Замечу, по возможности коротко, что последний на сегодняшний день роман Шишкина — «Письмовник» (2010) — позволяет наблюдать, как эта программа корректируется в литературном смысле и кардинально меняется в экзистенциальном. В нескольких интервью автор подтверждает факт произошедшей перемены, описывая ее следующим образом: «Конечно же, я пишу не романы, а один текст, в котором я пытаюсь ответить на одни и те же вопросы. <…> Неужели я умру? <…> Любимые люди умирают — что с этим делать? Только ответы разные, когда тебе 6, или 16, или 30, или, как мне сейчас, 49. Сейчас в новом романе „Письмовник“ на все эти вопросы ответы пришли уже совсем другие: смерть — это не враг. Это дар, это великое счастье. Особенно смерть близких людей, которых ты любишь. Дар, который помогает тебе понять, кто ты, зачем ты здесь, что задумано тобой, твоим появлением на свет»; «Всю жизнь я пытался ответить на вопрос: возможно ли бороться со смертью? Тебе кажется, что есть слова — такие кусочки вечности, из которых можно построить стену против смерти. <…> Но в какой-то момент своей жизни я пришел к пониманию, что смерть — это дар, причем точно такой же, как и любовь»; «Уже в 16 лет я был писателем, хотя ничего еще не написал. Мне казалось, что слова могут дать мне бессмертие, забрать меня с собой в вечность. <…> Но ты растешь, у тебя рождаются дети, ты понимаешь, что словами одними не спасешься, что спасет рождение детей или что-то еще. А в какой-то момент ты понимаешь, что ничего, конечно, не спасет, что нужно просто принять смерть как некий дар. Все в жизни — дар. <…> Об этом и написан „Письмовник“»[466]
.Итак, «новым ответом» в «Письмовнике» становится вполне последовательный (как это свойственно Шишкину) отказ от идеи «воскрешения словом». Беседуя с интервьюерами, Шишкин, как и в случае «Венериного волоса», нередко почти дословно цитирует собственных персонажей, которые на сей раз категорически не желают признавать за литературой право, способность и, главное, необходимость обеспечивать бессмертие (отвергают свой шестнадцатилетний опыт доверия к спасительной силе слов, побеждают страх перед ненадежностью жизни, сообщают о готовности простить самых близких и принять их смерть как особый дар[467]
).
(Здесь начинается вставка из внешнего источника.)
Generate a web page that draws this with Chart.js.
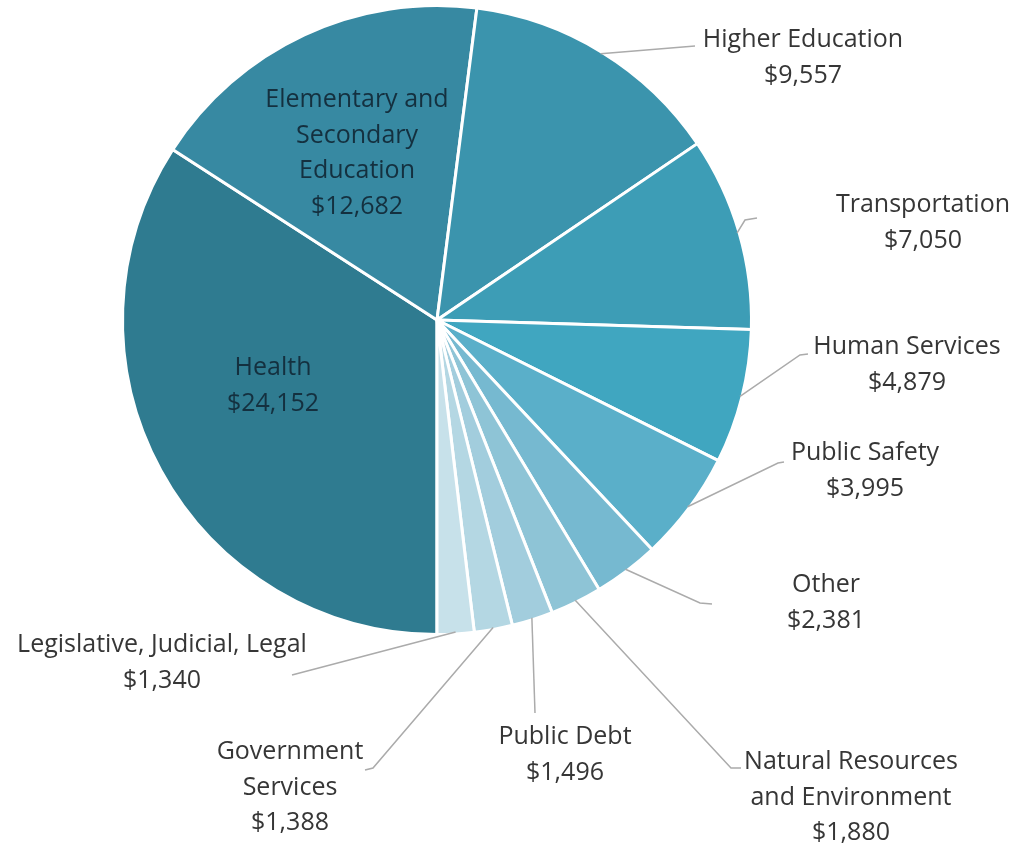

С формальной точки зрения писательские стратегии Шишкина во многом остаются прежними — компиляция текста из «глины» уже существующих документов[468], интерес к освоенным литературой «документальным жанрам» (в данном случае — к эпистолярному), интерес к бюрократическому документу как таковому (явно наследуя толмачу из «Венериного волоса», главный герой «Письмовника» получает должность фронтового писаря). Однако теперь все эти отсылки к документированию лишаются едва ли не основного в предыдущих романах мотива — они перестают использоваться для удостоверения ценности персональной истории, для декларативного оправдания человеческой жизни и смерти. По мере того как разрушается режим недоверия, болезненно нуждающийся в подобном удостоверении и оправдании, документы в «Письмовнике» фактически утрачивают свой документный статус, статус неопровержимого доказательства, и начинают «просто» служить производству той классической литературной иллюзии, которая позволяет читателю увидеть мир «между строк» и «помимо слов» — никогда не существовавший и, одновременно, ощутимый, остро переживаемый, узнаваемый, имеющий самое непосредственное отношение к реальному, невымышленному опыту. Как ни парадоксально, именно в этой, созданной в «Письмовнике», нарративной ситуации амбициозный проект Шишкина наконец удается — персонажи действительно «оживают», но не столько благодаря, сколько вопреки документированию, вопреки тем «вещам», которые пытаются говорить за них, вопреки готовым моделям и образцам, вопреки языковым рамкам, в которые вынужденно облекается любое высказывание (ср. не вполне очевидное для современного слуха несоответствие — книга аттестуется в названии как«„Письмовник“, как и „Взятие Измаила“, и „Венерин волос“, — инвентаризация человеческих опытов»[469]
, — предположила одна из собеседниц Шишкина. В ответе автора «Письмовника» вполне можно увидеть преодоление утопии «документа документов», компактного архива прожитых жизней: «Инвентаризация… Какое слово чудовищное, пыльное. <…> Нет, мне интересно совсем другое. Все настоящее, что происходит в жизни, внесловесно. <…> Но объяснить это можно только словами. Проблема слов в том, что их нет. Они все давно кончились. Но и пути другого нет — только через слова, только самому стать словом. Вот и приходится бесконечно перебирать то, что можно сказать. И так бывает, что прутик просто бренчит по решетке, а бренчание это дергает какую-то ниточку в космосе, и отзывается то самое, искомое, внесловесное»[470].